==== DATA BLOCK

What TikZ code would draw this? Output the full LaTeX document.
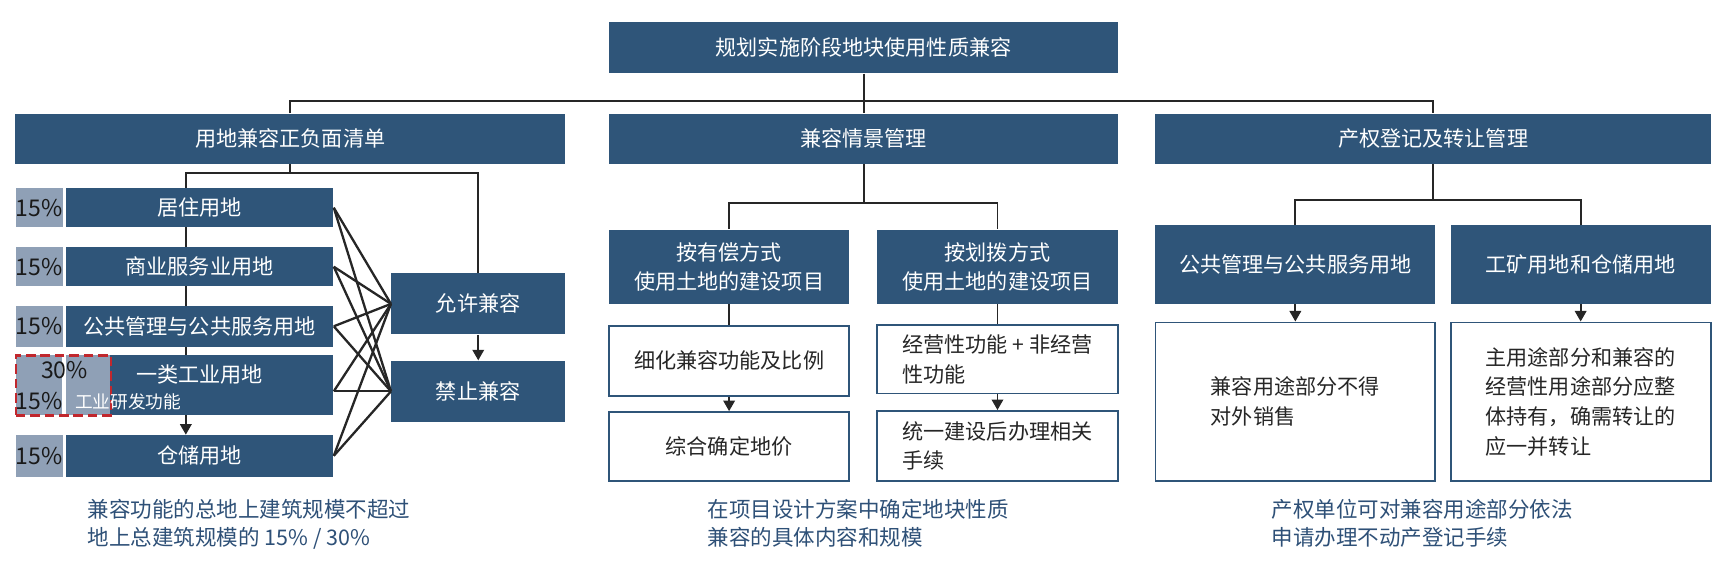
\documentclass[tikz,border=0pt]{standalone}
\usepackage{fontspec}
\setmainfont{Noto Sans CJK SC}
\usetikzlibrary{arrows.meta,backgrounds}

\definecolor{navy}{HTML}{2F5579}
\definecolor{pctgray}{HTML}{8FA0B6}
\definecolor{dashred}{HTML}{C1272D}
\definecolor{notetext}{HTML}{2E5077}

\tikzset{
  darkbox/.style={fill=navy, text=white, inner sep=0pt, align=center,
    font=\fontsize{11}{15}\selectfont},
  whitebox/.style={draw=navy, line width=1pt, fill=white, text=black!85,
    inner sep=0pt, align=left, font=\fontsize{11}{15.5}\selectfont},
  pctbox/.style={fill=pctgray, text=black!90, minimum width=0.84cm,
    inner sep=0pt, font=\fontsize{12}{14}\selectfont},
  note/.style={text=notetext, align=left, anchor=north west, inner sep=0pt,
    font=\fontsize{11.2}{15}\selectfont},
  link/.style={line width=1pt, draw=black!85},
  >={Triangle[length=5.5pt,width=6pt]}
}

\begin{document}
\begin{tikzpicture}[x=0.02cm,y=-0.02cm]
 \useasboundingbox (0,0) rectangle (1568,514);
 % top levels
 \node[darkbox, minimum width=9.32cm, minimum height=0.94cm] (title) at (790,43.5) {规划实施阶段地块使用性质兼容};
 \node[darkbox, minimum width=10.06cm, minimum height=0.92cm] (zfqd) at (265.5,127) {用地兼容正负面清单};
 \node[darkbox, minimum width=9.32cm, minimum height=0.92cm] (qjgl) at (790,127) {兼容情景管理};
 \node[darkbox, minimum width=10.16cm, minimum height=0.92cm] (cqdj) at (1311,127) {产权登记及转让管理};
 \coordinate (tophub) at (790,92);
 \draw[link] (title.south) -- (qjgl.north);
 \draw[link] (zfqd.north) |- (tophub) -| (cqdj.north);

 % left column: land use list
 \node[darkbox, minimum width=4.9cm, minimum height=0.72cm] (juzhu) at (182.5,190) {居住用地};
 \node[darkbox, minimum width=4.9cm, minimum height=0.72cm] (shangye) at (182.5,244) {商业服务业用地};
 \node[darkbox, minimum width=4.9cm, minimum height=0.74cm] (gonggong) at (182.5,298.5) {公共管理与公共服务用地};
 \node[darkbox, minimum width=4.9cm, minimum height=1.1cm] (yilei) at (182.5,352.5) {};
 \node[darkbox, fill=none] (yileitext) at (182.5,343) {一类工业用地};
 \node[darkbox, minimum width=4.9cm, minimum height=0.76cm] (cangchu) at (182.5,417) {仓储用地};
 \node[pctbox, minimum height=0.72cm] (pjuzhu) at (36,190) {15\%};
 \node[pctbox, minimum height=0.72cm] (pshangye) at (36,244) {15\%};
 \node[pctbox, minimum height=0.74cm] (pgonggong) at (36,298.5) {15\%};
 \node[pctbox, minimum height=1.1cm] (pyileia) at (36,352.5) {};
 \node[pctbox, minimum width=0.81cm, minimum height=1.1cm] (pyileib) at (80.3,352.5) {};
 \node[pctbox, minimum height=0.76cm] (pcangchu) at (36,417) {15\%};
 \node[draw=dashred, dashed, line width=1.4pt, dash pattern=on 5pt off 2.5pt,
   minimum width=1.74cm, minimum height=1.1cm, inner sep=0pt] (rdash) at (58,352.5) {};
 \node[text=black!90, font=\fontsize{12}{14}\selectfont] (pthirty) at (59,338.5) {30\%};
 \node[text=black!90, font=\fontsize{12}{14}\selectfont] (pfifteen) at (36,367) {15\%};
 \node[text=white, anchor=west, inner sep=0pt, font=\fontsize{9.2}{11}\selectfont] (yanfa) at (68.5,367.5) {工业研发功能};

 \node[darkbox, minimum width=3.18cm, minimum height=1.12cm] (yunxu) at (437.5,278) {允许兼容};
 \node[darkbox, minimum width=3.18cm, minimum height=1.12cm] (jinzhi) at (437.5,358) {禁止兼容};

 \begin{pgfonlayer}{background}
  \draw[link] (zfqd.south) -- ++(0,8) coordinate (lefthub);
  \coordinate (spine) at (170,0);
  \draw[link,->] (lefthub) -- (spine |- lefthub) -- (spine |- cangchu.north);
  \draw[link] (lefthub) -| (yunxu.north);
 \end{pgfonlayer}
 \draw[link,->] (yunxu.south) -- (jinzhi.north);
 \coordinate (yileiout) at (yilei.east |- jinzhi.west);
 \foreach \src in {juzhu.east,shangye.east,gonggong.east,yileiout,cangchu.east}{
  \draw[link, line width=1.2pt] (\src) -- (yunxu.west);
  \draw[link, line width=1.2pt] (\src) -- (jinzhi.west);
 }

 % middle column
 \node[darkbox, minimum width=4.4cm, minimum height=1.36cm] (youchang) at (667,244) {按有偿方式\\使用土地的建设项目};
 \node[darkbox, minimum width=4.42cm, minimum height=1.36cm] (huabo) at (912.5,244) {按划拨方式\\使用土地的建设项目};
 \node[whitebox, minimum width=4.4cm, minimum height=1.28cm] (xihua) at (667,330) {细化兼容功能及比例};
 \node[whitebox, minimum width=4.4cm, minimum height=1.26cm] (zonghe) at (667,408.5) {综合确定地价};
 \node[whitebox, minimum width=4.42cm, minimum height=1.26cm] (jingying) at (912.5,328.5) {经营性功能 + 非经营\\性功能};
 \node[whitebox, minimum width=4.42cm, minimum height=1.28cm] (tongyi) at (912.5,408) {统一建设后办理相关\\手续};
 \draw[link] (qjgl.south) -- ++(0,35) coordinate (midhub);
 \draw[link] (youchang.north) |- (midhub) -| (huabo.north);
 \draw[link] (youchang.south) -- (xihua.north);
 \draw[link] (huabo.south) -- (jingying.north);
 \draw[link,->] (xihua.south) -- (zonghe.north);
 \draw[link,->] (jingying.south) -- (tongyi.north);

 % right column
 \node[darkbox, minimum width=5.12cm, minimum height=1.44cm] (gglr) at (1185,242) {公共管理与公共服务用地};
 \node[darkbox, minimum width=4.76cm, minimum height=1.44cm] (gkcc) at (1446,242) {工矿用地和仓储用地};
 \node[whitebox, minimum width=5.12cm, minimum height=2.9cm] (bude) at (1185,367.5) {兼容用途部分不得\\对外销售};
 \node[whitebox, minimum width=4.76cm, minimum height=2.9cm] (zhengti) at (1446,367.5) {主用途部分和兼容的\\经营性用途部分应整\\体持有，确需转让的\\应一并转让};
 \draw[link] (cqdj.south) -- ++(0,33) coordinate (righthub);
 \draw[link] (gglr.north) |- (righthub) -| (gkcc.north);
 \draw[link,->] (gglr.south) -- (bude.north);
 \draw[link,->] (gkcc.south) -- (zhengti.north);

 % notes
 \node[note] (noteleft) at (80,456) {兼容功能的总地上建筑规模不超过\\地上总建筑规模的 15\% / 30\%};
 \node[note] (notemid) at (647,456) {在项目设计方案中确定地块性质\\兼容的具体内容和规模};
 \node[note] (noteright) at (1163,456) {产权单位可对兼容用途部分依法\\申请办理不动产登记手续};
\end{tikzpicture}
\end{document}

========

Extract the lines exactly, please: the first line of the listing, the line with "(tophub) -| (cqdj.north);", and every line between them, but no pictures.

What TikZ code would draw this? Output the full LaTeX document.
\documentclass[tikz,border=0pt]{standalone}
\usepackage{fontspec}
\setmainfont{Noto Sans CJK SC}
\usetikzlibrary{arrows.meta,backgrounds}

\definecolor{navy}{HTML}{2F5579}
\definecolor{pctgray}{HTML}{8FA0B6}
\definecolor{dashred}{HTML}{C1272D}
\definecolor{notetext}{HTML}{2E5077}

\tikzset{
  darkbox/.style={fill=navy, text=white, inner sep=0pt, align=center,
    font=\fontsize{11}{15}\selectfont},
  whitebox/.style={draw=navy, line width=1pt, fill=white, text=black!85,
    inner sep=0pt, align=left, font=\fontsize{11}{15.5}\selectfont},
  pctbox/.style={fill=pctgray, text=black!90, minimum width=0.84cm,
    inner sep=0pt, font=\fontsize{12}{14}\selectfont},
  note/.style={text=notetext, align=left, anchor=north west, inner sep=0pt,
    font=\fontsize{11.2}{15}\selectfont},
  link/.style={line width=1pt, draw=black!85},
  >={Triangle[length=5.5pt,width=6pt]}
}

\begin{document}
\begin{tikzpicture}[x=0.02cm,y=-0.02cm]
 \useasboundingbox (0,0) rectangle (1568,514);
 % top levels
 \node[darkbox, minimum width=9.32cm, minimum height=0.94cm] (title) at (790,43.5) {规划实施阶段地块使用性质兼容};
 \node[darkbox, minimum width=10.06cm, minimum height=0.92cm] (zfqd) at (265.5,127) {用地兼容正负面清单};
 \node[darkbox, minimum width=9.32cm, minimum height=0.92cm] (qjgl) at (790,127) {兼容情景管理};
 \node[darkbox, minimum width=10.16cm, minimum height=0.92cm] (cqdj) at (1311,127) {产权登记及转让管理};
 \coordinate (tophub) at (790,92);
 \draw[link] (title.south) -- (qjgl.north);
 \draw[link] (zfqd.north) |- (tophub) -| (cqdj.north);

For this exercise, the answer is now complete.